Find the value of the following expression. \( \log _{a}\left(\frac{x^{2} y}{z^{3}}\right) \)

To find the value of the expression \( \log _{a}\left(\frac{x^{2} y}{z^{3}}\right) \), we can apply the properties of logarithms.
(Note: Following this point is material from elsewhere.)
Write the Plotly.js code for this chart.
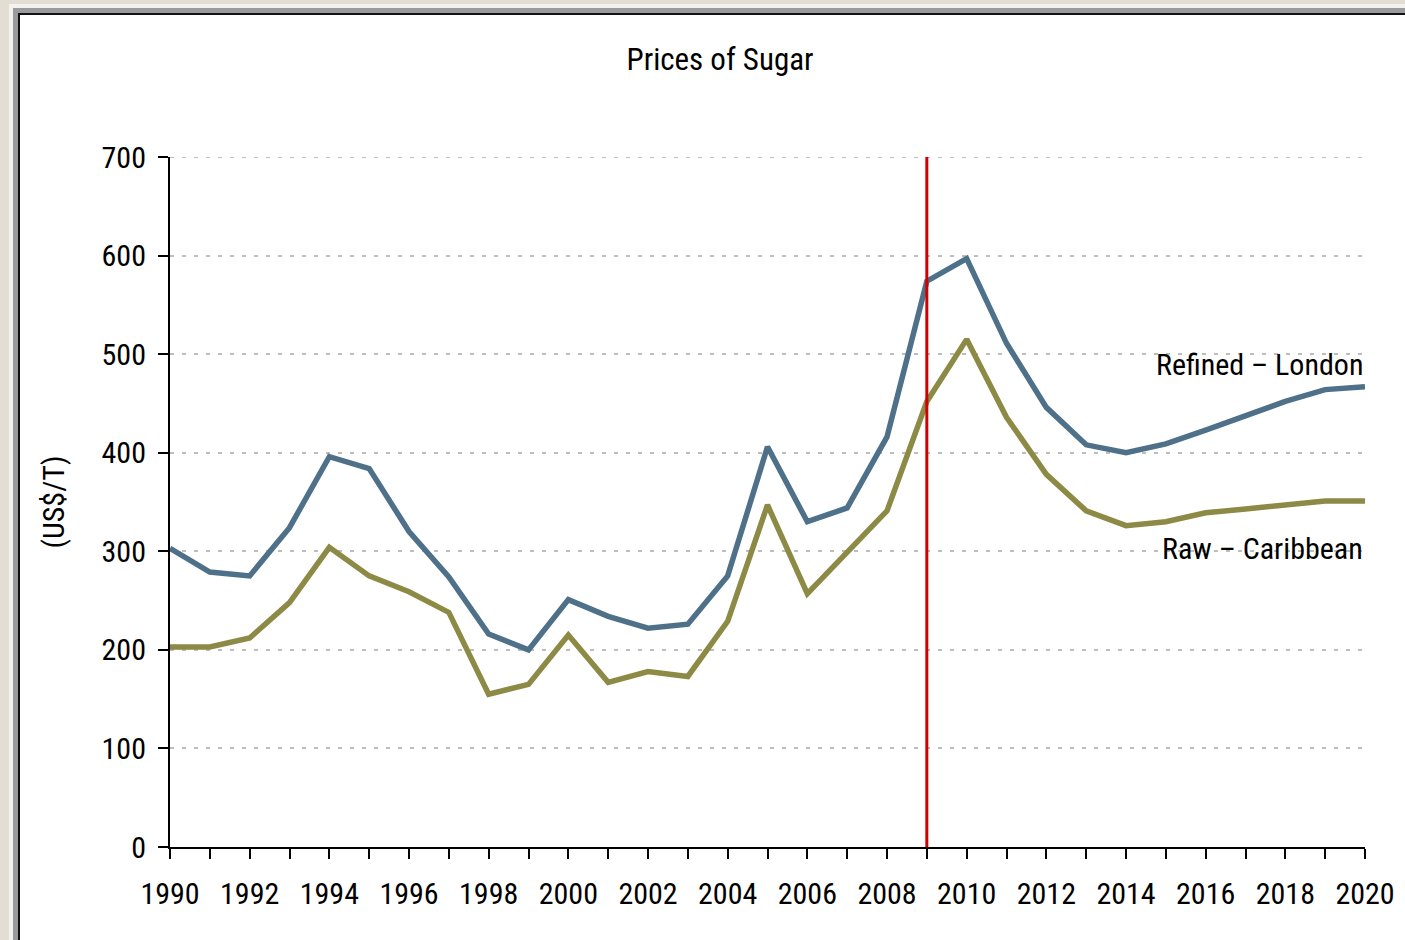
<!DOCTYPE html>
<html>
<head>
<meta charset="utf-8">
<script src="https://cdn.plot.ly/plotly-3.0.1.min.js"></script>
<style>
  html, body { margin: 0; padding: 0; width: 1405px; height: 940px; overflow: hidden; background: #e2ded3; }
  #frame { position: absolute; left: 9px; top: 4px; width: 1420px; height: 960px; background: #ffffff; border-left: 4px solid #f4f2ee; border-top: 4px solid #f4f2ee; }
  #frame2 { position: absolute; left: 13px; top: 8px; width: 1420px; height: 960px; background: #ffffff; border-left: 5px solid #9a9a9a; border-top: 5px solid #9a9a9a; }
  #frame3 { position: absolute; left: 18px; top: 13px; width: 1420px; height: 960px; background: #ffffff; border-left: 2px solid #111; border-top: 2px solid #111; }
  #chart { position: absolute; left: 0; top: 0; width: 1405px; height: 940px; }
</style>
</head>
<body>
<div id="frame"></div>
<div id="frame2"></div>
<div id="frame3"></div>
<div id="chart"></div>
<script>
const years = [1990,1991,1992,1993,1994,1995,1996,1997,1998,1999,2000,2001,2002,2003,2004,2005,2006,2007,2008,2009,2010,2011,2012,2013,2014,2015,2016,2017,2018,2019,2020];
const refinedLondon = [303,279,275,324,396,384,320,274,216,200,251,234,222,226,275,406,330,344,416,574,597,511,446,408,400,409,423,437,452,464,467];
const rawCaribbean = [203,203,212,248,304,275,259,238,155,165,215,167,178,173,229,347,257,299,341,452,515,436,378,341,326,330,339,343,347,351,351];
const markerYear = 2009;
const yTicks = [0,100,200,300,400,500,600,700];
const xTickLabels = [1990,1992,1994,1996,1998,2000,2002,2004,2006,2008,2010,2012,2014,2016,2018,2020];

const font = "'Liberation Sans Narrow', 'Arial Narrow', 'Roboto Condensed', 'Liberation Sans', sans-serif";

const traces = [
  { x: years, y: refinedLondon, type: 'scatter', mode: 'lines', name: 'Refined – London',
    line: { color: '#4e7189', width: 5.5 }, hoverinfo: 'x+y' },
  { x: years, y: rawCaribbean, type: 'scatter', mode: 'lines', name: 'Raw – Caribbean',
    line: { color: '#8c8a45', width: 5.5 }, hoverinfo: 'x+y' }
];

const layout = {
  width: 1405, height: 940,
  paper_bgcolor: 'rgba(0,0,0,0)', plot_bgcolor: 'rgba(0,0,0,0)',
  margin: { l: 170, r: 40, t: 157, b: 93 },
  showlegend: false,
  font: { family: font, color: '#000', size: 30 },
  title: { text: 'Prices of Sugar', font: { family: font, size: 31, color: '#000' },
           x: 720/1405, xanchor: 'center', xref: 'container', y: 1 - 59/940, yanchor: 'middle', yref: 'container' },
  xaxis: {
    range: [1990, 2020], tickvals: xTickLabels, ticktext: xTickLabels.map(String),
    showgrid: false, zeroline: false, showline: true, linecolor: '#000', linewidth: 2,
    ticks: 'outside', ticklen: 10, tickwidth: 2, tickcolor: '#000',
    minor: { dtick: 1, tick0: 1990, ticks: 'outside', ticklen: 10, tickwidth: 2, tickcolor: '#000', showgrid: false },
    tickfont: { family: font, size: 30, color: '#000' }, ticklabelstandoff: 9,
    fixedrange: true
  },
  yaxis: {
    range: [0, 700], tickvals: yTicks, ticktext: yTicks.map(String),
    showgrid: true, gridcolor: '#bdbdbd', gridwidth: 2, griddash: '4px,8px',
    zeroline: false, showline: true, linecolor: '#000', linewidth: 2,
    ticks: 'outside', ticklen: 10, tickwidth: 2, tickcolor: '#000',
    tickfont: { family: font, size: 30, color: '#000' }, ticklabelstandoff: 6,
    title: { text: '(US$/T)', font: { family: font, size: 30, color: '#000' }, standoff: 28 },
    fixedrange: true
  },
  shapes: [
    { type: 'line', xref: 'x', yref: 'y', x0: 1990, x1: 2020, y0: 700, y1: 700,
      line: { color: '#bdbdbd', width: 2, dash: '4px,8px' }, layer: 'below' },
    { type: 'line', xref: 'x', yref: 'y', x0: markerYear, x1: markerYear, y0: 0, y1: 700,
      line: { color: '#d00000', width: 3 } }
  ],
  annotations: [
    { text: 'Refined – London', xref: 'x', yref: 'y', x: 2020, y: 490, xanchor: 'right', yanchor: 'middle',
      showarrow: false, font: { family: font, size: 30, color: '#000' } },
    { text: 'Raw – Caribbean', xref: 'x', yref: 'y', x: 2020, y: 303, xanchor: 'right', yanchor: 'middle',
      showarrow: false, font: { family: font, size: 30, color: '#000' } }
  ]
};

Plotly.newPlot('chart', traces, layout, { displayModeBar: false, staticPlot: true });
</script>
</body>
</html>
Using the quotient rule for logarithms, we can break this down as: \[ \log _{a}\left(\frac{x^{2} y}{z^{3}}\right) = \log_{a}(x^{2}y) - \log_{a}(z^{3}) \] Next, we apply the product rule to \( \log_{a}(x^{2}y) \): \[ \log_{a}(x^{2}y) = \log_{a}(x^{2}) + \log_{a}(y) \] For \( \log_{a}(x^{2}) \), we can use the power rule: \[ \log_{a}(x^{2}) = 2\log_{a}(x) \] And for \( \log_{a}(z^{3}) \): \[ \log_{a}(z^{3}) = 3\log_{a}(z) \] Putting it all together, we have: \[ \log_{a}\left(\frac{x^{2} y}{z^{3}}\right) = (2\log_{a}(x) + \log_{a}(y)) - 3\log_{a}(z) \] So, we can simplify it to: \[ \log_{a}\left(\frac{x^{2} y}{z^{3}}\right) = 2\log_{a}(x) + \log_{a}(y) - 3\log_{a}(z) \] That's the value of the expression!